» Short exercise: Report every line in the listing below where the string "seaborn" shows up.

_ _ _ _ _ _ _

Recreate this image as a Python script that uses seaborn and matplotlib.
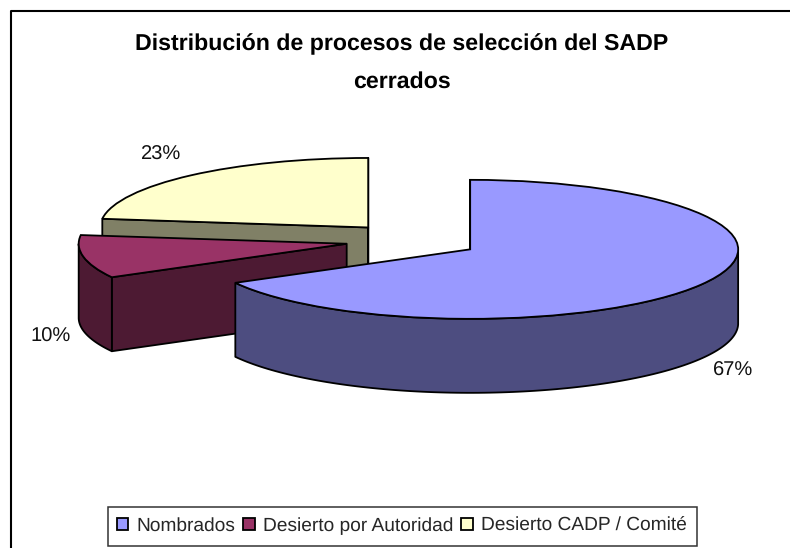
import matplotlib
matplotlib.use("Agg")
import matplotlib.pyplot as plt
from matplotlib.patches import Polygon, Rectangle
from matplotlib.lines import Line2D
import numpy as np
import seaborn as sns

categories = ["Nombrados", "Desierto por Autoridad", "Desierto CADP / Comité"]
shares = [67, 10, 23]
top_colors = ["#9999FF", "#993366", "#FFFFCC"]
side_colors = ["#4D4D80", "#4D1A33", "#808066"]
title_lines = ["Distribución de procesos de selección del SADP", "cerrados"]
label_px = [(733.5, 370.5), (50.5, 336.5), (161.5, 154.5)]

W, H = 790, 548
# pie geometry in pixels: ellipse radii, centre, wall height
RX, RY, CX, CY, DEPTH = 268, 69.5, 412.5, 240.5, 74
LW = 1.3

sns.set_style("white")
plt.rcParams["font.family"] = ["Liberation Sans", "DejaVu Sans"]
plt.rcParams["text.hinting"] = "none"
palette = sns.color_palette(top_colors)

fig = plt.figure(figsize=(W / 100, H / 100), dpi=100)
ax = fig.add_axes([0, 0, 1, 1])
wedges, _ = ax.pie(shares, explode=[0.25] * 3, colors=palette, startangle=90, counterclock=False,
                   wedgeprops={"edgecolor": "black", "linewidth": LW})
ax.set_aspect("auto")
ax.set_xlim(-CX / RX, (W - CX) / RX)
ax.set_ylim((CY - H) / RY, CY / RY)
depth = DEPTH / RY


def wall(points, color, z):
    points = np.array(points)
    lower = points[::-1] - [0, depth]
    ax.add_patch(Polygon(np.vstack([points, lower]), closed=True, facecolor=color, edgecolor="black",
                         linewidth=LW, joinstyle="round", zorder=z))


# back to front: yellow, red, blue
for i in [2, 1, 0]:
    w = wedges[i]
    z = 2 + (2 - i) * 2
    c = np.array(w.center)
    t = np.radians(np.linspace(w.theta1, w.theta2, 200))
    arc = c + np.column_stack([np.cos(t), np.sin(t)]) * w.r
    # only surfaces facing the viewer get a wall
    if arc[-1, 0] < c[0]:
        wall([c, arc[-1]], side_colors[i], z)
    if arc[0, 0] > c[0]:
        wall([arc[0], c], side_colors[i], z)
    front = arc[np.sin(t) < 0]
    if len(front) > 1:
        wall(front, side_colors[i], z)
    w.set_zorder(z + 1)

# chart border only shows on the top and left
fig.add_artist(Line2D([11 / W, 11 / W, 1], [0, 1 - 11 / H, 1 - 11 / H], transform=fig.transFigure,
                      color="black", linewidth=1.5))

fig.text(401.5 / W, 1 - 44 / H, title_lines[0], ha="center", va="center", fontsize=16.7, fontweight="bold", color="black")
fig.text(401.5 / W, 1 - 82 / H, title_lines[1], ha="center", va="center", fontsize=16.7, fontweight="bold", color="black")
for share, (px, py) in zip(shares, label_px):
    fig.text(px / W, 1 - py / H, f"{share}%", ha="center", va="center", fontsize=14.5, color="#111111")

# legend box drawn apart, its padding differs sideways and vertically
fig.add_artist(Rectangle((107.5 / W, 1 - 546 / H), 589 / W, 39 / H, transform=fig.transFigure,
                         facecolor="white", edgecolor="#333333", linewidth=1.1))
leg = fig.legend(wedges, categories, loc="center", bbox_to_anchor=(401.5 / W, 1 - 526 / H), ncol=3,
                 fontsize=13.8, frameon=False, handlelength=0.6, handleheight=0.6, handletextpad=0.42,
                 columnspacing=0.42, borderpad=0, borderaxespad=0)

fig.savefig("out.png", dpi=100)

_ _ _ _ _ _ _

» Completed exercise:
Recreate this image as a Python script that uses seaborn and matplotlib.
import seaborn as sns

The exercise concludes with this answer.